Good Morning Australia!! - Islamic State lashes out with bombings in Syria, scores are killed - Why is there no school and no water in New Dehli? - The worst of America, wrapped up into one mass shooting - Mourning a good man who defied the conventional Cold war wisdom - And more in your CareerSpot Global News Briefs:

Suspected Islamic State bombers killed around 120 people in Syria:  In Homs, a double car bombing targeted members of the Alawite Sect of President Bashar al-Assad, killing at least 57 people mostly, civilians.  In the southern Damascus suburb of Sayyida Zeinab, state media says four blasts occurred in a predominantly Shiite area, causing at least 50 deaths.  Meanwhile, government troops backed by Russian air strikes killed at least 50 Islamic State fighters near Aleppo.

Authorities in Iraq finally located a a cache of dangerous radioactive material that went missing late last year - it was found intact, dumped near a petrol station.  "After initial checking I can confirm the device is intact 100 percent and there is absolutely no concern of radiation," said Basra security chief Jabbar al-Saidi.  Security officials feared that Islamic State could gain hold of the isotopes, which are used to check the integrity of oil pipes, and use them in a "dirty bomb".

IS is claiming responsibility for an attack on a Hindu temple in Bangladesh.  45-year old priest Jogeswar Roy was beheaded and two followers were shot and wounded.  Although Bangladesh claims Islamic State is not active in the country, the group carried out two other deadly attacks late last year.

Schools and other institutions are closed in New Dehli, India today, because of caste violence.  Members of an upper-caste group, the Jat, attacked and damaged water systems feeding the capital city during protests over fears they're being frozen out of civil service jobs because of a quota system they say favors lower castes.  At least nine people have been killed in the violence.

Onlookers cheered on as a fire raged through a building earmarked for refugees in eastern Germany.  Flames chewed through the roof of the old hotel in the village of Bautzen, which workers had been converting into housing for some of the hundreds of thousands of refugees and migrants who've arrived in Germany in the past year or so.  Some onlookers tried to stop firefighters from doing their jobs, which the local governor said was "criminal".  This wasn't all that far Clausnitz, where vile xenophobes and racists surrounded a bus of refugees and chanting nationalist slogans while refusing to allow it to move for two hours.

The UK cabinet has split over continued membership in the European Union.  Justice Secretary Michael Gove says Britain would be "freer, fairer, and better off outside the EU", defying Prime Minister David Cameron's position to stay in.  Mr.
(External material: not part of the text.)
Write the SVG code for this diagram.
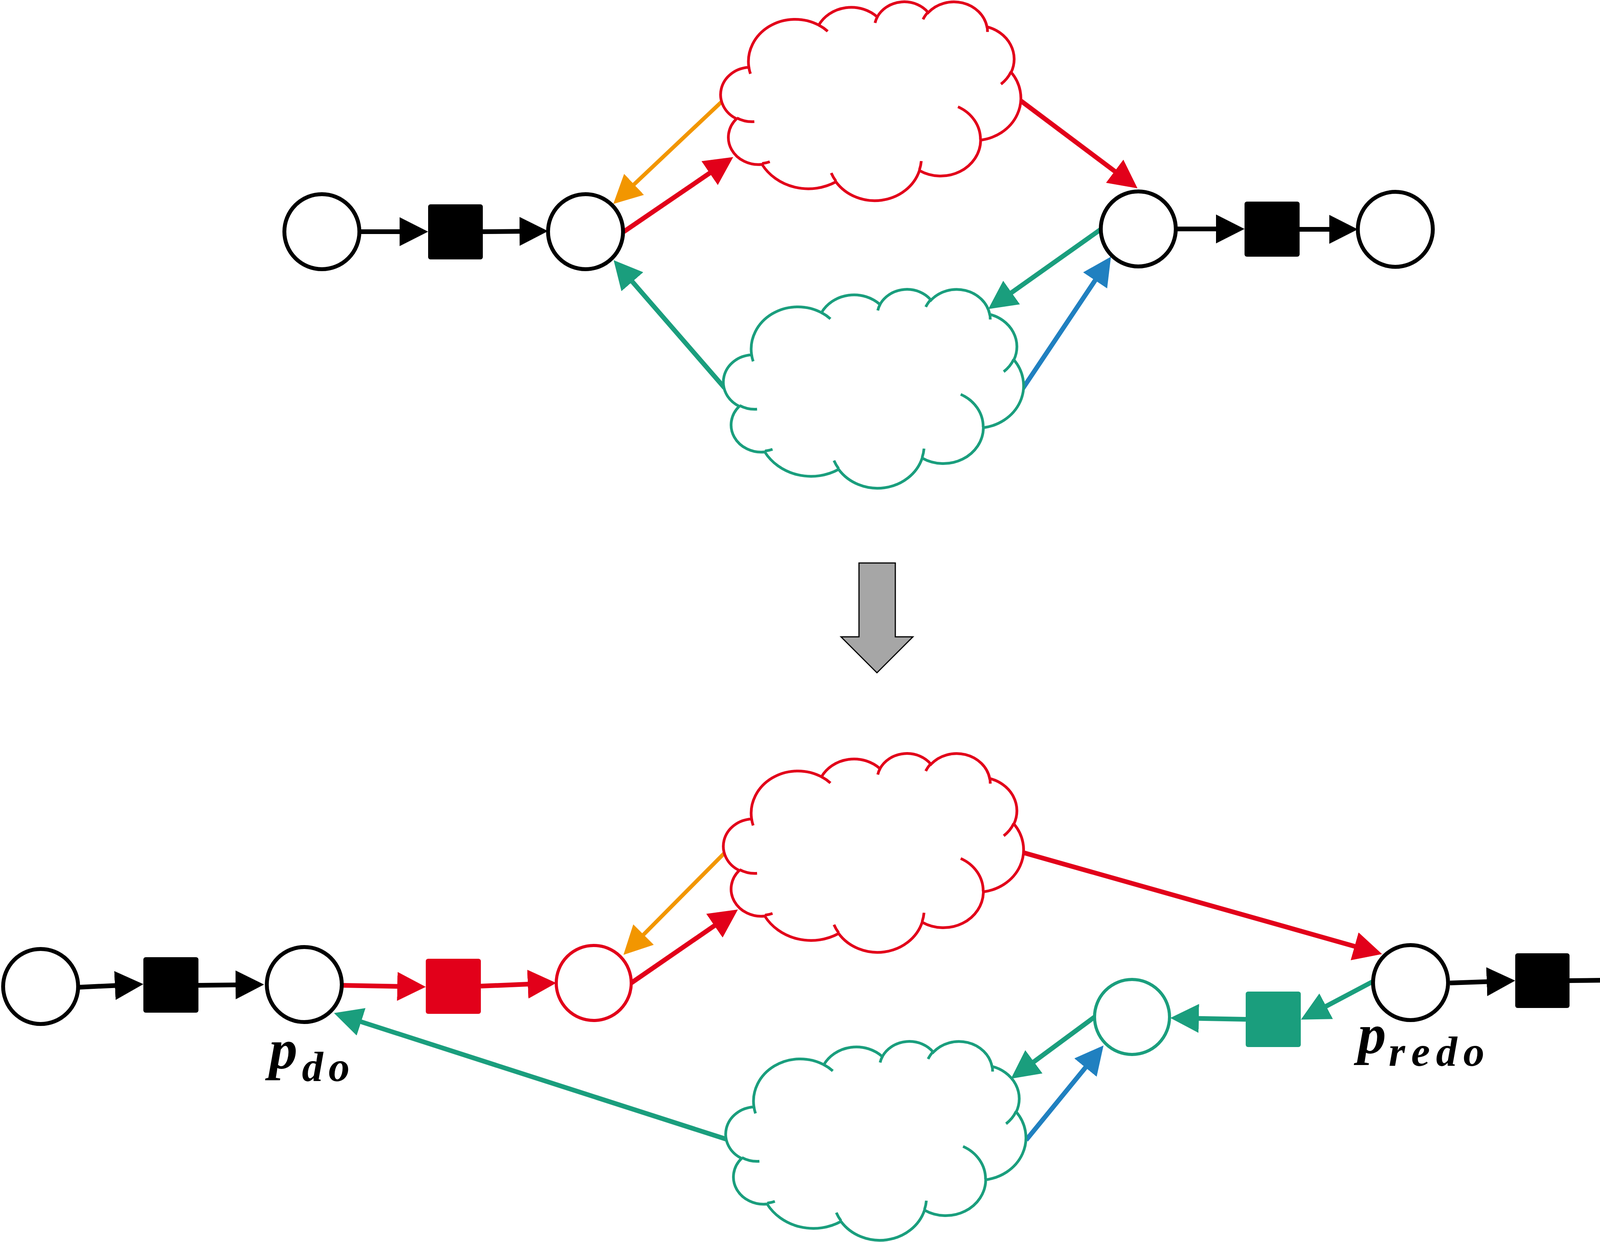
<svg xmlns="http://www.w3.org/2000/svg" width="4382" height="3179" viewBox="0 0 4382 3179">
<defs>
<style>
.place{fill:#fff;stroke:#000;stroke-width:10}
.place-red{fill:#fff;stroke:#E2001A;stroke-width:8}
.place-green{fill:#fff;stroke:#1A9E7D;stroke-width:8}
.trans{fill:#000}
.trans-red{fill:#E2001A}
.trans-green{fill:#1A9E7D}
.arc{fill:none;stroke-width:12;stroke-linecap:butt}
.k{stroke:#000;marker-end:url(#mk)}
.r{stroke:#E2001A;marker-end:url(#mr)}
.g{stroke:#1A9E7D;marker-end:url(#mg)}
.b{stroke:#2080C0;marker-end:url(#mb)}
.o{stroke:#F29600;stroke-width:10;marker-end:url(#mo)}
.cloud-body{fill:#fff;vector-effect:non-scaling-stroke}
.cloud-inner{fill:none;vector-effect:non-scaling-stroke}
.label{font-family:"Liberation Serif","Times New Roman",serif;font-weight:bold;font-style:italic;fill:#000}
.big-arrow{fill:#A6A6A6;stroke:#000;stroke-width:3}
</style>
<marker id="mk" viewBox="-13 -37 73 74" refX="0" refY="0" markerWidth="73" markerHeight="74" markerUnits="userSpaceOnUse" orient="auto"><path d="M-13,-37 L60,0 L-13,37 Z" fill="#000"/></marker>
<marker id="mr" viewBox="-13 -37 73 74" refX="0" refY="0" markerWidth="73" markerHeight="74" markerUnits="userSpaceOnUse" orient="auto"><path d="M-13,-37 L60,0 L-13,37 Z" fill="#E2001A"/></marker>
<marker id="mg" viewBox="-13 -37 73 74" refX="0" refY="0" markerWidth="73" markerHeight="74" markerUnits="userSpaceOnUse" orient="auto"><path d="M-13,-37 L60,0 L-13,37 Z" fill="#1A9E7D"/></marker>
<marker id="mb" viewBox="-13 -37 73 74" refX="0" refY="0" markerWidth="73" markerHeight="74" markerUnits="userSpaceOnUse" orient="auto"><path d="M-13,-37 L60,0 L-13,37 Z" fill="#2080C0"/></marker>
<marker id="mo" viewBox="-13 -37 73 74" refX="0" refY="0" markerWidth="73" markerHeight="74" markerUnits="userSpaceOnUse" orient="auto"><path d="M-13,-37 L60,0 L-13,37 Z" fill="#F29600"/></marker>
<g id="cloudShape">
<path class="cloud-body" d="M3900,14370 A6753,9190 0 0 1 14005,5202 A5333,7267 0 0 1 22457,3430 A4365,5945 0 0 1 29835,2480 A4857,6595 0 0 1 38320,5575 A5333,7273 0 0 1 41821,15459 A6775,9220 0 0 1 37406,30200 A5785,7867 0 0 1 28557,36810 A6752,9215 0 0 1 16482,39263 A7720,10543 0 0 1 5805,35469 A4360,5918 0 0 1 2114,25548 A4345,5945 0 0 1 3900,14370 Z"/>
<path class="cloud-inner" d="M4693,26177 A4345,5945 0 0 1 2159,25380 M6928,34899 A4360,5918 0 0 1 5819,35281 M16478,39090 A6752,9215 0 0 1 15810,37349 M28827,34751 A6752,9215 0 0 1 28561,36659 M34129,22954 A5785,7867 0 0 1 37380,30090 M41798,15354 A5333,7273 0 0 1 40349,18031 M38324,5426 A4857,6595 0 0 1 38400,6690 M29078,3952 A4857,6595 0 0 1 29820,2339 M22141,4720 A4365,5945 0 0 1 22500,3330 M14000,5192 A6753,9190 0 0 1 15299,6539 M4127,15789 A6753,9190 0 0 1 3900,14372"/>
</g>
</defs>
<rect width="4382" height="3179" fill="#fff"/>

<g id="connectors">
<line class="arc k" x1="920" y1="593" x2="1036" y2="593"/>
<line class="arc k" x1="1236" y1="593" x2="1343" y2="592"/>
<line class="arc r" x1="1597" y1="593" x2="1827.4" y2="435.8"/>
<line class="arc o" x1="1851" y1="257" x2="1613.7" y2="480.8"/>
<line class="arc r" x1="2612" y1="257" x2="2864" y2="446"/>
<line class="arc k" x1="3010" y1="586" x2="3126" y2="586"/>
<line class="arc k" x1="3327" y1="587" x2="3416" y2="587"/>
<line class="arc g" x1="2818" y1="587" x2="2579" y2="756.3"/>
<line class="arc b" x1="2618" y1="995" x2="2810.7" y2="706.9"/>
<line class="arc g" x1="1855" y1="993" x2="1610.3" y2="711.3"/>
<line class="arc k" x1="201" y1="2527" x2="307.1" y2="2521.9"/>
<line class="arc k" x1="508" y1="2522" x2="616" y2="2520.7"/>
<line class="arc r" x1="874" y1="2522" x2="1030" y2="2524.9"/>
<line class="arc r" x1="1231" y1="2524" x2="1364.1" y2="2518.5"/>
<line class="arc r" x1="1616" y1="2516" x2="1839.6" y2="2362"/>
<line class="arc o" x1="1857" y1="2181" x2="1638.3" y2="2401.4"/>
<line class="arc r" x1="2615" y1="2181" x2="3480.3" y2="2425.7"/>
<line class="arc k" x1="3712" y1="2516" x2="3819" y2="2512.2"/>
<line class="arc k" x1="4017" y1="2510" x2="4120" y2="2508.7"/>
<line class="arc g" x1="3515" y1="2512" x2="3383.4" y2="2581.6"/>
<line class="arc g" x1="3189" y1="2609" x2="3056" y2="2606.6"/>
<line class="arc g" x1="2802" y1="2603" x2="2636.3" y2="2725.4"/>
<line class="arc b" x1="2627" y1="2918" x2="2787" y2="2722.4"/>
<line class="arc g" x1="1866" y1="2918" x2="912.1" y2="2611.4"/>
</g>

<g id="cloud1"><use href="#cloudShape" transform="translate(1848,3) scale(0.017709,0.011778)" stroke="#E2001A" stroke-width="7"/></g>
<g id="cloud2"><use href="#cloudShape" transform="translate(1855,739) scale(0.017709,0.011778)" stroke="#1A9E7D" stroke-width="7"/></g>
<g id="cloud3"><use href="#cloudShape" transform="translate(1855,1927) scale(0.017709,0.011778)" stroke="#E2001A" stroke-width="7"/></g>
<g id="cloud4"><use href="#cloudShape" transform="translate(1861,2664) scale(0.017709,0.011778)" stroke="#1A9E7D" stroke-width="7"/></g>

<g id="placeA"><circle class="place" cx="824" cy="593" r="96"/></g>
<g id="transT1"><rect class="trans" x="1096" y="523" width="140" height="141" rx="6"/></g>
<g id="placeB"><circle class="place" cx="1499" cy="593" r="96"/></g>
<g id="placeC"><circle class="place" cx="2914" cy="586" r="96"/></g>
<g id="transT2"><rect class="trans" x="3186" y="516" width="141" height="141" rx="6"/></g>
<g id="placeD"><circle class="place" cx="3572" cy="587" r="96"/></g>

<g id="bigArrow"><polygon class="big-arrow" points="2199,1441 2292,1441 2292,1630 2337,1630 2245,1722 2153,1630 2199,1630"/></g>

<g id="placeE"><circle class="place" cx="104" cy="2525" r="96"/></g>
<g id="transT3"><rect class="trans" x="367" y="2450" width="141" height="142" rx="6"/></g>
<g id="placeF"><circle class="place" cx="779" cy="2520" r="96"/></g>
<g id="transT4"><rect class="trans-red" x="1090" y="2454" width="141" height="141" rx="6"/></g>
<g id="placeG"><circle class="place-red" cx="1520" cy="2516" r="96"/></g>
<g id="placeH"><circle class="place" cx="3611" cy="2515" r="96"/></g>
<g id="transT5"><rect class="trans" x="3879" y="2440" width="139" height="140" rx="6"/></g>
<g id="placeI"><circle class="place" cx="4276" cy="2507" r="96"/></g>
<g id="transT6"><rect class="trans-green" x="3189" y="2538" width="141" height="142" rx="6"/></g>
<g id="placeJ"><circle class="place-green" cx="2898" cy="2603" r="96"/></g>

<g id="labelPdo">
<text class="label" x="689" y="2734" font-size="145">p</text>
<text class="label" x="773" y="2767" font-size="108" textLength="122" lengthAdjust="spacing">do</text>
</g>
<g id="labelPredo">
<text class="label" x="3476" y="2695" font-size="145">p</text>
<text class="label" x="3555" y="2728" font-size="108" textLength="245" lengthAdjust="spacing">redo</text>
</g>
</svg>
Cameron - who just returned from Brussels with a deal that would guarantee UK autonomy within the EU - argued that the UK is "better, safer, and stronger" within the continental economic and political alliance.  But four other cabinet members followed Gove to back the Leave campaign, along with conservative London Mayor and political sight-gag Boris Johnson (who would really love Cameron's job). 

Police arrested a man for a series of random shootings in Kalamazoo, Michigan that killed six people outside chain restaurants and car dealerships.  But the weirdest part was that the alleged shooter, 45-year old Jason Dalton, was an Uber driver - and he occasionally paused his killing spree to take on fares.  One woman hit social media with her fiance's harrowing account of getting picked up by Dalton, who then careened in and out of traffic before slowing down so the man could jump out and run for his life.  

Nicaragua is mourning the death of Father Fernando Cardenal, who reduced the country's illiteracy rate as Education minister to the Sandanista government in the 1980s.  A Jesuit champion of Liberation Theology, Father Fernando defied cold warrior Pope John Paul II who ordered him to leave the Sandanista government, arguing that he would "be committing a grave sin" by abandoning a post committed to the poor.  Father Fernando reduced the 50-90 percent illiteracy rate from before the Sandanista Revolution to just 13 percent by the time he left government in 1990.  Father Fernando was kicked out of the Jesuits for his trouble, although he was reinstated in the 1990s and went on to lead a Catholic education group that furthered his work in Nicaragua.  His brother is Ernesto Cardenal, another former Sandanista.  Father Fernando was 82 years old and died after complications from surgery performed two weeks ago.